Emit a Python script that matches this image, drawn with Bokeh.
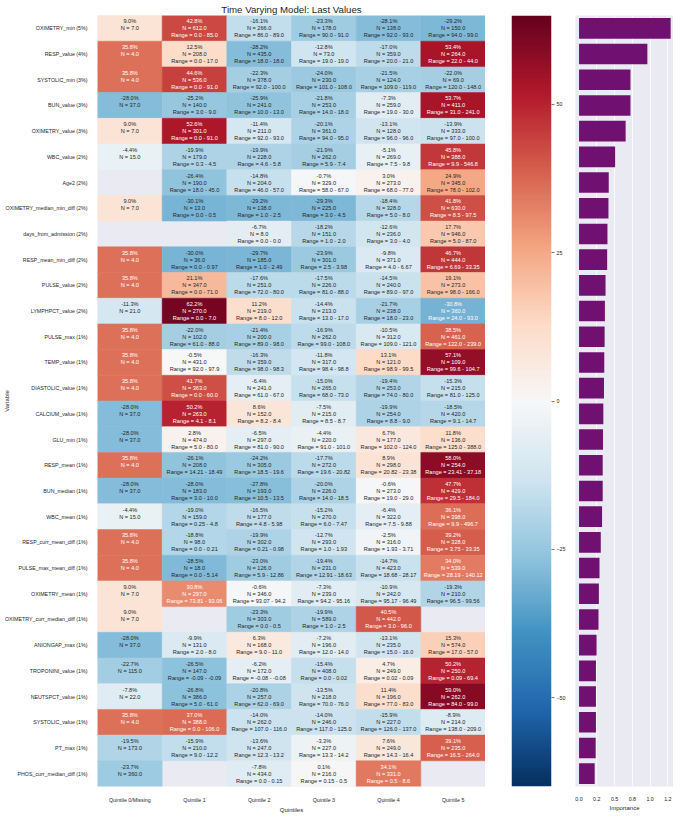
import numpy as np
from bokeh.plotting import figure
from bokeh.layouts import row
from bokeh.models import FactorRange, Range1d, FixedTicker, LinearColorMapper, ColumnDataSource
from bokeh.core.properties import value
from bokeh.embed import file_html
from bokeh.resources import INLINE

FONT = "Liberation Sans"
TXT = "#262626"

title = "Time Varying Model: Last Values"
variables = [
    "OXIMETRY_min (5%)", "RESP_value (4%)", "SYSTOLIC_min (3%)", "BUN_value (3%)",
    "OXIMETRY_value (3%)", "WBC_value (2%)", "Age2 (2%)", "OXIMETRY_median_min_diff (2%)",
    "days_from_admission (2%)", "RESP_mean_min_diff (2%)", "PULSE_value (2%)",
    "LYMPHPCT_value (2%)", "PULSE_max (1%)", "TEMP_value (1%)", "DIASTOLIC_value (1%)",
    "CALCIUM_value (1%)", "GLU_min (1%)", "RESP_mean (1%)", "BUN_median (1%)",
    "WBC_mean (1%)", "RESP_curr_mean_diff (1%)", "PULSE_max_mean_diff (1%)",
    "OXIMETRY_mean (1%)", "OXIMETRY_curr_median_diff (1%)", "ANIONGAP_max (1%)",
    "TROPONINI_value (1%)", "NEUTSPCT_value (1%)", "SYSTOLIC_value (1%)", "PT_max (1%)",
    "PHOS_curr_median_diff (1%)",
]
quintiles = ["Quintile 0/Missing", "Quintile 1", "Quintile 2", "Quintile 3", "Quintile 4", "Quintile 5"]

pct_q0 = [9.0, 35.8, 35.8, -28.0, 9.0, -4.4, None, 9.0, None, 35.8, 35.8, -11.3, 35.8, 35.8, 35.8,
          -28.0, -28.0, 35.8, -28.0, -4.4, 35.8, 35.8, 9.0, 9.0, -28.0, -22.7, -7.8, 35.8, -19.5, -23.7]
n_q0 = [7, 4, 4, 37, 7, 15, None, 7, None, 4, 4, 21, 4, 4, 4,
        37, 37, 4, 37, 15, 4, 4, 7, 7, 37, 115, 22, 4, 173, 360]

pct_q1 = [42.8, 12.5, 44.6, -25.2, 52.6, -19.9, -26.4, -30.1, None, -30.0, 21.1, 62.2, -22.0, -0.5, 41.7,
          50.2, 2.8, -26.1, -28.0, -19.0, -18.8, -28.5, 30.8, None, -9.9, -26.5, -26.8, 37.0, -15.9, None]
n_q1 = [612, 208, 536, 140, 301, 179, 190, 13, None, 36, 347, 270, 102, 431, 363,
        263, 474, 208, 183, 159, 98, 18, 297, None, 131, 147, 386, 388, 210, None]
lo_q1 = [0.0, 0.0, 0.0, 3.0, 0.0, 0.3, 18.0, 0.0, None, 0.0, 0.0, 0.0, 61.0, 92.0, 0.0,
         4.1, 5.0, 14.21, 3.0, 0.25, 0.0, 0.0, 73.81, None, 2.0, -0.09, 5.0, 0.0, 9.0, None]
hi_q1 = [85.0, 17.0, 91.0, 9.0, 91.0, 4.5, 45.0, 0.5, None, 0.97, 71.0, 7.0, 88.0, 97.9, 60.0,
         8.1, 80.0, 18.49, 10.0, 4.8, 0.21, 5.14, 93.06, None, 8.0, -0.09, 61.0, 106.0, 12.2, None]

pct_q2 = [-16.1, -28.2, -22.3, -25.9, -11.4, -19.9, -14.8, -29.2, -6.7, -29.7, -17.6, 11.2, -21.4, -16.3, -6.4,
          8.6, -6.5, -24.2, -27.8, -16.5, -19.9, -23.0, -0.6, -23.3, 6.3, -6.2, -20.8, -14.0, -13.6, -7.8]
n_q2 = [266, 435, 378, 241, 211, 228, 204, 138, 8, 185, 251, 219, 200, 359, 241,
        152, 297, 305, 193, 177, 302, 126, 346, 303, 168, 172, 257, 262, 247, 434]
lo_q2 = [86.0, 18.0, 92.0, 10.0, 92.0, 4.6, 46.0, 1.0, 0.0, 1.0, 72.0, 8.0, 89.0, 98.0, 61.0,
         8.2, 81.0, 18.5, 10.5, 4.8, 0.21, 5.9, 93.07, 0.0, 9.0, -0.08, 62.0, 107.0, 12.3, 0.0]
hi_q2 = [89.0, 18.0, 100.0, 13.0, 93.0, 5.8, 57.0, 2.5, 0.0, 2.49, 80.0, 12.0, 98.0, 98.3, 67.0,
         8.4, 90.0, 19.6, 13.5, 5.98, 0.98, 12.86, 94.2, 0.5, 11.0, -0.08, 69.0, 116.0, 13.2, 0.15]

pct_q3 = [-23.3, -12.8, -24.0, -21.8, -20.1, -21.9, -0.7, -29.3, -18.2, -23.9, -17.5, -14.4, -16.9, -11.8, -15.0,
          -7.5, -4.4, -17.7, -20.0, -15.2, -12.7, -19.4, -7.3, -19.9, -7.2, -15.4, -13.5, -14.0, -3.3, 0.1]
n_q3 = [178, 73, 230, 253, 361, 262, 329, 225, 151, 301, 226, 213, 262, 317, 265,
        215, 220, 272, 226, 270, 293, 231, 239, 589, 196, 408, 218, 246, 227, 216]
lo_q3 = [90.0, 19.0, 101.0, 14.0, 94.0, 5.9, 58.0, 3.0, 1.0, 2.5, 81.0, 13.0, 99.0, 98.4, 68.0,
         8.5, 91.0, 19.6, 14.0, 6.0, 1.0, 12.91, 94.2, 1.0, 12.0, 0.0, 70.0, 117.0, 13.3, 0.15]
hi_q3 = [91.0, 19.0, 108.0, 18.0, 95.0, 7.4, 67.0, 4.5, 2.0, 3.98, 88.0, 17.0, 108.0, 98.8, 73.0,
         8.7, 101.0, 20.82, 18.5, 7.47, 1.93, 18.63, 95.16, 2.5, 14.0, 0.02, 76.0, 125.0, 14.2, 0.5]

pct_q4 = [-28.1, -17.0, -21.5, -7.3, -13.1, -5.1, 3.0, -18.4, -12.6, -9.8, -14.5, -21.7, -10.5, 13.1, -19.4,
          -19.9, 6.7, 8.9, -0.6, -6.4, -2.5, -14.7, -10.9, 40.5, -13.1, 4.7, 11.4, -15.9, 7.6, 34.1]
n_q4 = [138, 359, 124, 259, 128, 269, 273, 328, 236, 371, 240, 238, 312, 121, 253,
        254, 177, 298, 273, 322, 316, 423, 242, 442, 235, 249, 196, 227, 249, 331]
lo_q4 = [92.0, 20.0, 109.0, 19.0, 96.0, 7.5, 68.0, 5.0, 3.0, 4.0, 89.0, 18.0, 109.0, 98.9, 74.0,
         8.8, 102.0, 20.82, 19.0, 7.5, 1.93, 18.68, 95.17, 3.0, 15.0, 0.02, 77.0, 126.0, 14.3, 0.5]
hi_q4 = [93.0, 21.0, 119.0, 30.0, 96.0, 9.8, 77.0, 8.0, 4.0, 6.67, 97.0, 23.0, 121.0, 99.5, 80.0,
         9.0, 124.0, 23.38, 29.0, 9.88, 3.71, 28.17, 96.49, 96.0, 16.0, 0.09, 83.0, 137.0, 16.4, 8.6]

pct_q5 = [-29.2, 53.4, -22.0, 53.7, -13.9, 45.8, 24.9, 41.8, 17.7, 46.7, 19.1, -30.8, 38.5, 57.1, -15.3,
          -18.5, 11.8, 58.0, 47.7, 36.1, 39.2, 34.0, -19.3, None, 15.3, 50.2, 59.0, -8.9, 39.1, None]
n_q5 = [150, 264, 69, 411, 333, 388, 345, 630, 946, 444, 273, 360, 461, 109, 215,
        420, 136, 254, 429, 398, 328, 539, 210, None, 574, 250, 262, 214, 235, None]
lo_q5 = [94.0, 22.0, 120.0, 31.0, 97.0, 9.9, 78.0, 8.5, 5.0, 6.69, 98.0, 24.0, 122.0, 99.6, 81.0,
         9.1, 125.0, 23.41, 29.5, 9.9, 3.75, 28.19, 96.5, None, 17.0, 0.09, 84.0, 138.0, 16.5, None]
hi_q5 = [99.0, 44.0, 148.0, 241.0, 100.0, 546.8, 102.0, 97.5, 87.0, 33.35, 166.0, 93.0, 239.0, 104.7, 125.0,
         14.7, 388.0, 37.18, 184.0, 496.7, 33.35, 140.12, 99.56, None, 57.0, 69.4, 99.0, 209.0, 264.0, None]

importance = [1.29, 0.962, 0.724, 0.724, 0.656, 0.508, 0.418, 0.414, 0.40, 0.396,
              0.373, 0.364, 0.36, 0.355, 0.351, 0.342, 0.337, 0.333, 0.333, 0.324,
              0.306, 0.288, 0.279, 0.274, 0.247, 0.238, 0.238, 0.238, 0.234, 0.22]

VMIN, VMAX = -65.0, 65.0
cbar_ticks = [-50, -25, 0, 25, 50]
cbar_tick_labels = ["\u221250", "\u221225", "0", "25", "50"]
imp_ticks = [0.0, 0.25, 0.5, 0.75, 1.0, 1.25]
imp_tick_labels = ["0.0", "0.2", "0.5", "0.8", "1.0", "1.2"]

# ---- RdBu_r colormap (256 steps) ----
rdbu = ["#67001f", "#b2182b", "#d6604d", "#f4a582", "#fddbc7", "#f7f7f7",
        "#d1e5f0", "#92c5de", "#4393c3", "#2166ac", "#053061"]
anchors = np.array([[int(h[k:k + 2], 16) for k in (1, 3, 5)] for h in rdbu[::-1]]) / 255.0
ax = np.linspace(0, 1, len(anchors))
lut = np.stack([np.interp(np.linspace(0, 1, 256), ax, anchors[:, k]) for k in range(3)], axis=1)


def to_hex(rgb):
    return "#%02x%02x%02x" % tuple(int(round(c * 255)) for c in rgb)


def cmap(v):
    f = (v - VMIN) / (VMAX - VMIN)
    i = int(np.clip(np.floor(f * 256), 0, 255))
    return lut[i]


def text_color(rgb):
    c = np.where(rgb <= .03928, rgb / 12.92, ((rgb + .055) / 1.055) ** 2.4)
    lum = c.dot([.2126, .7152, .0722])
    return TXT if lum > .408 else "white"


palette = [to_hex(c) for c in lut]

pcts = [pct_q0, pct_q1, pct_q2, pct_q3, pct_q4, pct_q5]
ns = [n_q0, n_q1, n_q2, n_q3, n_q4, n_q5]
los = [None, lo_q1, lo_q2, lo_q3, lo_q4, lo_q5]
his = [None, hi_q1, hi_q2, hi_q3, hi_q4, hi_q5]

cells = dict(q=[], v=[], c=[], tc=[], t1=[], t2=[], t3=[])
for j, q in enumerate(quintiles):
    for i, var in enumerate(variables):
        pv = pcts[j][i]
        if pv is None:
            continue
        rgb = cmap(pv)
        cells["q"].append(q)
        cells["v"].append(var)
        cells["c"].append(to_hex(rgb))
        cells["tc"].append(text_color(rgb))
        cells["t1"].append(f"{pv:.1f}%")
        cells["t2"].append(f"N = {float(ns[j][i]):.1f}")
        cells["t3"].append("" if los[j] is None else f"Range = {los[j][i]} - {his[j][i]}")
src = ColumnDataSource(cells)

H = 815
TOP, BOTTOM = 15, 21
LBL = "5.3px"

# ---- Heatmap ----
p = figure(x_range=FactorRange(*quintiles), y_range=FactorRange(*variables[::-1]),
           width=485, height=H, output_backend="svg", toolbar_location=None,
           min_border_left=87, min_border_right=0, min_border_top=TOP, min_border_bottom=BOTTOM,
           title=title)
p.title.text_font = FONT
p.title.text_font_size = "9.7px"
p.title.text_font_style = "normal"
p.title.text_color = TXT
p.title.align = "center"
p.title.standoff = 2
p.background_fill_color = "#EAEAF2"
p.border_fill_color = "white"
p.outline_line_color = None
p.grid.visible = False

p.rect(x="q", y="v", width=1, height=1, fill_color="c", line_color="c", line_width=0.5, source=src)
for col, off in (("t1", -7), ("t2", 0), ("t3", 7)):
    p.text(x="q", y="v", text=col, y_offset=off, text_align="center", text_baseline="middle",
           text_font=value(FONT), text_font_size="5.6px", text_color="tc", source=src)

for a in (p.xaxis[0], p.yaxis[0]):
    a.axis_line_color = None
    a.major_tick_line_color = None
    a.minor_tick_line_color = None
    a.major_label_text_font = FONT
    a.major_label_text_font_size = LBL
    a.major_label_text_color = TXT
    a.major_label_standoff = 4
    a.axis_label_text_font = FONT
    a.axis_label_text_font_size = "6px"
    a.axis_label_text_font_style = "normal"
    a.axis_label_text_color = TXT
p.xaxis.axis_label = "Quintiles"
p.xaxis.axis_label_standoff = 1
p.yaxis.axis_label = "Variable"
p.yaxis.axis_label_standoff = -8

# ---- Colorbar ----
mapper = LinearColorMapper(palette=palette, low=VMIN, high=VMAX)
grad = np.linspace(VMIN, VMAX, 256).reshape(256, 1)
pc = figure(x_range=Range1d(0, 1), y_range=Range1d(VMIN, VMAX), width=88, height=H,
            output_backend="svg", toolbar_location=None, y_axis_location="right",
            min_border_left=26, min_border_right=22, min_border_top=TOP, min_border_bottom=BOTTOM)
pc.image(image=[grad], x=0, y=VMIN, dw=1, dh=VMAX - VMIN, color_mapper=mapper)
pc.xaxis.visible = False
pc.grid.visible = False
pc.outline_line_color = None
pc.yaxis.ticker = FixedTicker(ticks=cbar_ticks)
pc.yaxis.major_label_overrides = dict(zip(cbar_ticks, cbar_tick_labels))
pc.yaxis.axis_line_color = None
pc.yaxis.major_tick_out = 3
pc.yaxis.major_tick_in = 0
pc.yaxis.major_tick_line_color = TXT
pc.yaxis.major_tick_line_width = 0.6
pc.yaxis.minor_tick_line_color = None
pc.yaxis.major_label_text_font = FONT
pc.yaxis.major_label_text_font_size = LBL
pc.yaxis.major_label_text_color = TXT
pc.yaxis.major_label_standoff = 2

# ---- Importance bars ----
pb = figure(x_range=Range1d(-0.05, 1.33), y_range=p.y_range, width=100, height=H,
            output_backend="svg", toolbar_location=None,
            min_border_left=2, min_border_right=0, min_border_top=TOP, min_border_bottom=BOTTOM)
pb.background_fill_color = "#EAEAF2"
pb.outline_line_color = None
pb.hbar(y=variables, left=0, right=importance, height=0.8, fill_color="#701070", line_color=None)
pb.yaxis.visible = False
pb.ygrid.visible = False
pb.xgrid.ticker = FixedTicker(ticks=imp_ticks)
pb.xgrid.grid_line_color = "white"
pb.xgrid.grid_line_width = 0.8
pb.xaxis.ticker = FixedTicker(ticks=imp_ticks)
pb.xaxis.major_label_overrides = dict(zip(imp_ticks, imp_tick_labels))
pb.xaxis.axis_line_color = None
pb.xaxis.major_tick_line_color = None
pb.xaxis.minor_tick_line_color = None
pb.xaxis.major_label_text_font = FONT
pb.xaxis.major_label_text_font_size = LBL
pb.xaxis.major_label_text_color = TXT
pb.xaxis.major_label_standoff = 4
pb.xaxis.axis_label = "Importance"
pb.xaxis.axis_label_standoff = 1
pb.xaxis.axis_label_text_font = FONT
pb.xaxis.axis_label_text_font_size = "6px"
pb.xaxis.axis_label_text_font_style = "normal"
pb.xaxis.axis_label_text_color = TXT

layout = row(p, pc, pb)
open("out.html", "w").write(file_html(layout, INLINE))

:::::

> [Given problem]: From the data above, copy each line that holds "image".

> [Solution for this task]:
Emit a Python script that matches this image, drawn with Bokeh.
pc.image(image=[grad], x=0, y=VMIN, dw=1, dh=VMAX - VMIN, color_mapper=mapper)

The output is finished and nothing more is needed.